- Born: July 2, 1955 Asunción, Paraguay

= Oscar Vicente Scavone =

Paraguayan businessman (born 1955)

Oscar Vicente Scavone (born July 2, 1955 in Asunción) is a successful Paraguayan businessman and former president of one of the nation's premier soccer teams, Club Olimpia.

Scavone, son of Pascual Scavone, a pioneer in the Paraguayan pharmaceutical industry, was vice-president of Club Olimpia between 1994–1994 and 1996–1999, during the presidency of former president Osvaldo Domínguez Dibb, and President from 2004–2006. Scavone is a third-generation Olimpia president in the family, following in the footsteps of his father and grandfather.

Oscar Vicente Scavone has recently been appointed the role of economic adviser to newly elected Paraguayan president Horacio Cartes.
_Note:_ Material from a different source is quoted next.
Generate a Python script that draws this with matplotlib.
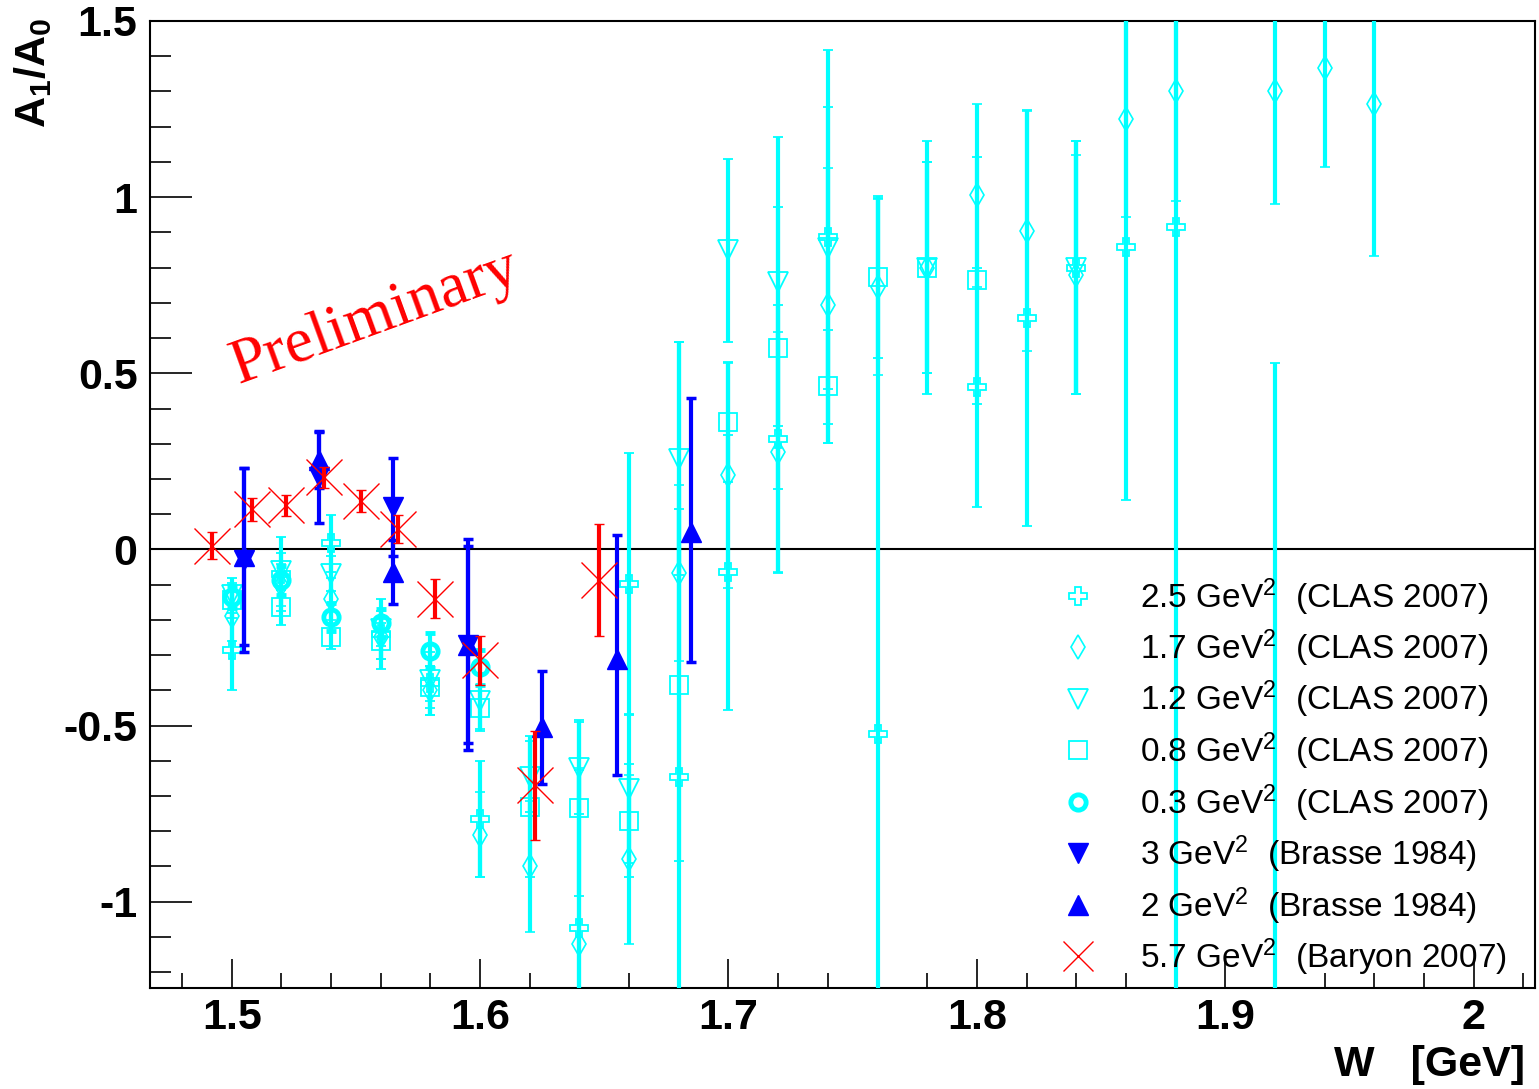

He resides in Asuncion, where he runs a group of companies in the Pharmaceutical, Plastic and Graphic industry, highly developed companies that export to the Mercosur and other countries in Latin America. Among his main activities are: President of Grafica Mayo S.A. (1980 until today); Founder and President of the Board of Directors of Laboratorios de Productos Eticos S.A. (1983 until today); Member of the Board of Directors of PROGRESO Sociedad de Ahorro para la Vivienda (1983 to 1992); Member of the Board of Directors of the Camara y Bolsa Paraguaya de Comercio (1984/1985); Founder and President of the Board of Directors of Viscount Plasticos S.A. (1988 until today); President of the Camara de la Industria Quimica Farmaceutica del Paraguay, CIFARMA, (2004/2008); Member of the Board of Directors of Vicente Scavone & Cia, Laboratorios Lasca, since 1980 and First Vice-President from 2004 until today; and President of the Consejo Empresarial de America Latina, CEAL, Capitulo Paraguay, (2011/2012).